In Cairo’s chic clubs, Egypt’s youth protest to a beat
Egypt’s deep political crisis is not only playing out in street protests, it is pushing its way into all social settings -- including the high-decibel clubland of Cairo’s privileged youth.
In one of the night spots, the Nile Maxim, on a ship moored on an island in the center of the capital, cocktail-sipping patrons loudly voiced their opposition to their Islamist president, who they fear is intent on curbing their cosmopolitan, Western-inspired lives.
“Of course I am going to protest” against President Mohamed Mursi, one 23-year-old employee in Egypt's vibrant movie industry, Ines, told AFP above a thumping dance track.
“With (ousted leader Hosni) Mubarak, we saw we can change things. We’re no longer afraid,” she said.
“We have always resisted, whether against the army or against the Islamists, We will continue to do so,” she said in accentless French learned from her childhood spent in the city’s elite French school.
The view from the three-deck club was a world away from the televised images of Egypt’s poorer youth exchanging rock throws and blows in squares and in front of the presidential palace.
The lights of Cairo glittered through the smoked windows while the club’s beams and strobes snapped the expensively dressed clientele dancing or scoffing drinks sold at European prices.
One night in the Nile Maxim can easily cost the equivalent of the average $60 per week earned by ordinary Egyptians.
For the cosmopolitan, educated clubgoers inside, there was no question of the Islamists supporting Mursi being allowed to roll back their jetset pursuits through a new draft constitution being put to referendum on Saturday.
“I’d say 90 percent of the constitution doesn’t pose any problem.

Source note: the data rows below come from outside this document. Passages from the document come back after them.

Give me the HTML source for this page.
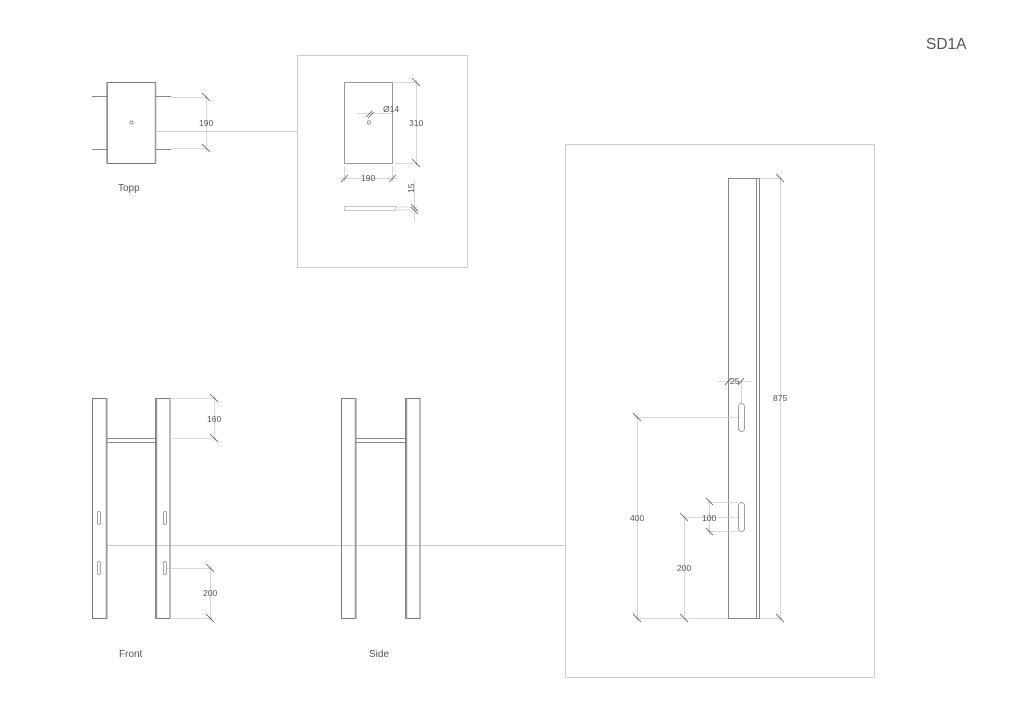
<!DOCTYPE html>
<html><head><meta charset="utf-8"><style>
html,body{margin:0;padding:0;background:#fff;}
svg{display:block;}
text{font-family:"Liberation Sans",sans-serif;fill:#555;}
</style></head><body>
<svg width="1023" height="712" viewBox="0 0 1023 712" xmlns="http://www.w3.org/2000/svg">
<g fill="none" stroke-linecap="butt">
<!-- frames -->
<rect x="297.5" y="55.5" width="170" height="212" stroke="#ccc" stroke-width="1"/>
<rect x="565.5" y="144.5" width="309" height="533" stroke="#ccc" stroke-width="1"/>
<!-- connector lines -->
<line x1="156" y1="131.5" x2="297" y2="131.5" stroke="#ccc"/>
<line x1="107" y1="545.5" x2="565" y2="545.5" stroke="#ccc"/>

<!-- Topp -->
<rect x="107.5" y="82.5" width="48" height="81" stroke="#777"/>
<line x1="155.5" y1="82" x2="155.5" y2="164" stroke="#999" stroke-width="1.5"/>
<line x1="107" y1="82" x2="107" y2="164" stroke="#999" stroke-width="1.5"/>
<circle cx="131.5" cy="122.5" r="1.6" stroke="#777" stroke-width="0.7"/>
<g stroke="#888" stroke-width="1">
<line x1="92" y1="96.5" x2="107" y2="96.5"/><line x1="92" y1="149.5" x2="107" y2="149.5"/>
<line x1="156" y1="96.5" x2="171" y2="96.5"/><line x1="156" y1="149.5" x2="171" y2="149.5"/>
</g>
<g stroke="#ccc" stroke-width="0.8">
<line x1="171" y1="97.5" x2="208" y2="97.5"/><line x1="171" y1="148.5" x2="208" y2="148.5"/>
<line x1="206.5" y1="94" x2="206.5" y2="152"/>
</g>
<g stroke="#555" stroke-width="0.8">
<line x1="202" y1="93" x2="210" y2="101"/><line x1="202" y1="144" x2="210" y2="152"/>
</g>

<!-- Topp detail -->
<rect x="344.5" y="82.5" width="48" height="81" stroke="#999"/>
<circle cx="369" cy="122.5" r="1.6" stroke="#777" stroke-width="0.7"/>
<g stroke="#ccc" stroke-width="0.8">
<line x1="395" y1="82.5" x2="418" y2="82.5"/><line x1="395" y1="163.5" x2="418" y2="163.5"/>
<line x1="416.5" y1="80" x2="416.5" y2="166"/>
<line x1="344.5" y1="166" x2="344.5" y2="181"/><line x1="392.5" y1="166" x2="392.5" y2="181"/>
<line x1="341" y1="178.5" x2="396" y2="178.5"/>
<line x1="356" y1="113.5" x2="394" y2="113.5"/>
<line x1="414.5" y1="180" x2="414.5" y2="222"/>
<line x1="396" y1="207" x2="418" y2="207"/><line x1="396" y1="210" x2="418" y2="210"/>
</g>
<rect x="344.5" y="206.5" width="51" height="4" stroke="#bbb" stroke-width="0.8"/>
<g stroke="#555" stroke-width="0.8">
<line x1="412" y1="78" x2="420" y2="86"/><line x1="412" y1="159" x2="420" y2="167"/>
<line x1="341" y1="182" x2="348" y2="175"/><line x1="389" y1="182" x2="396" y2="175"/>
<line x1="366" y1="117" x2="372" y2="111"/><line x1="368" y1="118" x2="374" y2="112"/>
<line x1="411" y1="204" x2="418" y2="211"/><line x1="411" y1="207" x2="418" y2="214"/>
</g>

<!-- Front -->
<g stroke="#777" stroke-width="1">
<rect x="92.5" y="398.5" width="14.5" height="220"/>
<rect x="155.5" y="398.5" width="14.5" height="220"/>
<rect x="341.5" y="398.5" width="14.5" height="220"/>
<rect x="405.5" y="398.5" width="14.5" height="220"/>
</g>
<g stroke="#999" stroke-width="1.5">
<line x1="106.5" y1="398" x2="106.5" y2="619"/><line x1="156.5" y1="398" x2="156.5" y2="619"/>
<line x1="355.5" y1="398" x2="355.5" y2="619"/><line x1="406.5" y1="398" x2="406.5" y2="619"/>
</g>
<g stroke="#888" stroke-width="1">
<line x1="107" y1="438.5" x2="155" y2="438.5"/><line x1="107" y1="442.5" x2="155" y2="442.5"/>
<line x1="356" y1="438.5" x2="405" y2="438.5"/><line x1="356" y1="442.5" x2="405" y2="442.5"/>
</g>
<g stroke="#888" stroke-width="0.8">
<rect x="97.5" y="511.5" width="3" height="13" rx="1.5"/>
<rect x="97.5" y="561.5" width="3" height="13" rx="1.5"/>
<rect x="163.5" y="511.5" width="3" height="13" rx="1.5"/>
<rect x="163.5" y="561.5" width="3" height="13" rx="1.5"/>
</g>
<g stroke="#ccc" stroke-width="0.8">
<line x1="170" y1="398.5" x2="216" y2="398.5"/><line x1="170" y1="438.5" x2="216" y2="438.5"/>
<line x1="214.5" y1="396" x2="214.5" y2="441"/>
<line x1="167" y1="568.5" x2="212" y2="568.5"/><line x1="170" y1="618.5" x2="212" y2="618.5"/>
<line x1="210.5" y1="566" x2="210.5" y2="621"/>
</g>
<g stroke="#555" stroke-width="0.8">
<line x1="210" y1="394" x2="218" y2="402"/><line x1="210" y1="434" x2="218" y2="442"/>
<line x1="206" y1="564" x2="214" y2="572"/><line x1="206" y1="614" x2="214" y2="622"/>
</g>

<!-- Large side detail -->
<rect x="728.5" y="178.5" width="31" height="440" stroke="#888"/>
<line x1="756.5" y1="178" x2="756.5" y2="619" stroke="#888"/>
<g stroke="#888" stroke-width="0.8">
<rect x="738.5" y="403.5" width="6" height="28" rx="3"/>
<rect x="738.5" y="502.5" width="6" height="29" rx="3"/>
</g>
<g stroke="#ccc" stroke-width="0.8">
<line x1="760" y1="178.5" x2="782" y2="178.5"/><line x1="760" y1="618.5" x2="782" y2="618.5"/>
<line x1="780.5" y1="176" x2="780.5" y2="621"/>
<line x1="636" y1="417.5" x2="738" y2="417.5"/><line x1="636" y1="618.5" x2="728" y2="618.5"/>
<line x1="637.5" y1="415" x2="637.5" y2="621"/>
<line x1="683" y1="517.5" x2="738" y2="517.5"/>
<line x1="684.5" y1="515" x2="684.5" y2="621"/>
<line x1="707" y1="502.5" x2="738" y2="502.5"/><line x1="707" y1="531.5" x2="738" y2="531.5"/>
<line x1="709.5" y1="500" x2="709.5" y2="534"/>
<line x1="718" y1="381.5" x2="752" y2="381.5"/>
<line x1="741.5" y1="381" x2="741.5" y2="403"/>
</g>
<g stroke="#555" stroke-width="0.8">
<line x1="776" y1="174" x2="784" y2="182"/><line x1="776" y1="614" x2="784" y2="622"/>
<line x1="633" y1="413" x2="641" y2="421"/><line x1="633" y1="614" x2="641" y2="622"/>
<line x1="680" y1="513" x2="688" y2="521"/><line x1="680" y1="614" x2="688" y2="622"/>
<line x1="706" y1="498" x2="713" y2="505"/><line x1="706" y1="528" x2="713" y2="535"/>
<line x1="725" y1="385" x2="731" y2="378"/><line x1="738" y1="385" x2="744" y2="378"/>
</g>
</g>

<!-- labels -->
<g font-size="8.5">
<text x="199" y="126">190</text>
<text x="383" y="112">Ø14</text>
<text x="409" y="126">310</text>
<text x="361" y="181">190</text>
<text x="414" y="193" transform="rotate(-90 414 193)">15</text>
<text x="207" y="422">160</text>
<text x="203" y="596">200</text>
<text x="773" y="401">875</text>
<text x="630" y="521">400</text>
<text x="677" y="571">200</text>
<text x="702" y="521">100</text>
<text x="730" y="384">25</text>
</g>
<g font-size="10">
<text x="118" y="191">Topp</text>
<text x="119" y="657">Front</text>
<text x="369" y="657">Side</text>
</g>
<text x="926" y="49" font-size="15.5">SD1A</text>
</svg>
</body></html>
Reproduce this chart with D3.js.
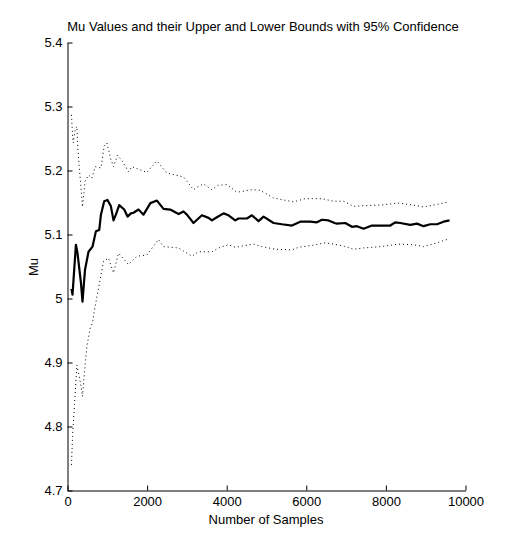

It’s the other 10 percent that is really worrying,” said Ali el-Shalaqani, a young lawyer sporting a three-day beard and a soft leather jacket.
“There is no mention anywhere of social justice. But more than anything, the constitution will let Sharia (fundamentalist Islamic law) have more sway over society,” he said.
Like many of his class and generation, Shalaqani took to the streets early last year as part of the uprising that toppled Mubarak.
Today, he maintains his rebel inclinations, this time on the side of those opposing Muris’s Muslim Brotherhood and its political wing, the Freedom and Justice Party.
Under Mubarak, the Muslim Brotherhood was banned but tolerated. It only gradually and cautiously joined the 2011 revolt, which was driven by Internet-savvy youths before snowballing.
Mursi won a mandate with 51 percent of the vote in elections in June this year, but part of that support came from liberals who simply sought to block his chief rival, Mubarak’s former prime minister Ahmad Shafiq, from winning.
Now those same liberals are ranged against Muri’s and the Muslim Brotherhood.
“For me, it’s the United States that annoys me. It wants to create a buffer zone against Iran and the Shiites, so it supports the (Sunni) Muslim Brotherhood. But I don’t want any part of their geopolitical games,” said Karine, a young Egyptian Christian working for the United Nations in Cairo.
The organizer of the club’s night, Moez Annabi, flits between the bar and DJ stand in his Pink Floyd T-shirt.
“We’re not full tonight because it’s Monday and people are tired. They are keeping energy for the demonstration” on Tuesday called by the opposition against the referendum, he said.
Annabi said heated discussions he has had with ultra-orthodox Salafists in the Islamist camp had hardened his opposition.
“They think they are the people ordained by God, they say ‘You, you don’t understand anything’,” he said.
“You see all this, all these people, this music? I’m afraid that with the Islamists all this will soon be just a memory.”